Sin embargo, pasado el tiempo, una vez más, volvemos a asombrar al mundo: nuestra economía mejora (sin plan Marshall) y la transición política es todo un éxito en “todos” los ámbitos: somos uno de los veinte mejores países del mundo para vivir, el primero en trasplantes, el segundo en esperanza de vida, uno de los mejores sistemas sanitarios y de pensiones. España vuelve a servir de modelo a imitar y por tanto de nuevo se convierte en una amenaza. Hay que bajarle los humos. Primero el terrorismo etarra cumple su función en este sentido. Luego le sucede el “procés”. Y ahora viene la tercera fase: Navarra, el viejo reino, absorbido incomprensiblemente por sus antiguos vasallos.

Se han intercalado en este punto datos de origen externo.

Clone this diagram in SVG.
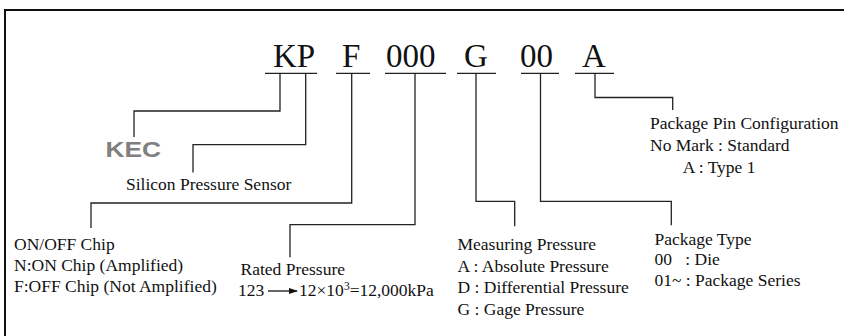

Si se rompe España, se rompe Europa, que es lo que buscan los tres jinetes que planean dividirse este mundo, falsamente global, en zonas de influencia
Podría equivocarme y ser todo fruto de la casualidad, pero ¿no es de tontos creer en casualidades? ¿Por qué justo cuando mejor nos va nos dedicamos a autodestruirnos y a sembrar odio y cizaña entre nosotros? Podríamos ser simplemente un país de bobos, no hay que descartar esta posibilidad. Y de hecho, algunos van diciendo que no hay de qué preocuparse, que será como otras veces. Pero ahora existe una segunda dimensión que suele ignorarse: la operación “romper España” es la primera fase de otra operación de más calado: “romper Europa”. Hemos contagiado a Europa nuestra ingenuidad y bobería, y la Europa boba no ve de qué va todo esto. Si se rompe España, se rompe Europa, que es lo que buscan los tres jinetes que planean dividirse este mundo, falsamente global, en zonas de influencia. Al cuarto han decidido al parecer dejarlo amarrado a un poste. Y ¿qué hacemos para evitar este proceso? En España seguimos mayoritariamente despreocupados, apoyados en la barra de un bar, al grito de ¡otra de gambas! En Europa, miran a otro lado cuando se trata de proteger derechos de ciudadanos no separatistas, critican a nuestros brillantes jueces como si fueran aprendices… En resumen, tocan la flauta con una mano mientras con la otra empujan a quienes tratan, aunque sea sin saberlo, de destruir el barco.
Durante siglos nos han vilipendiado y despreciado nuestra historia (leyenda negra), pero esta vez toda Europa está en peligro. Ya va siendo hora de que alguien nos despierte de tanta ingenuidad y bobería.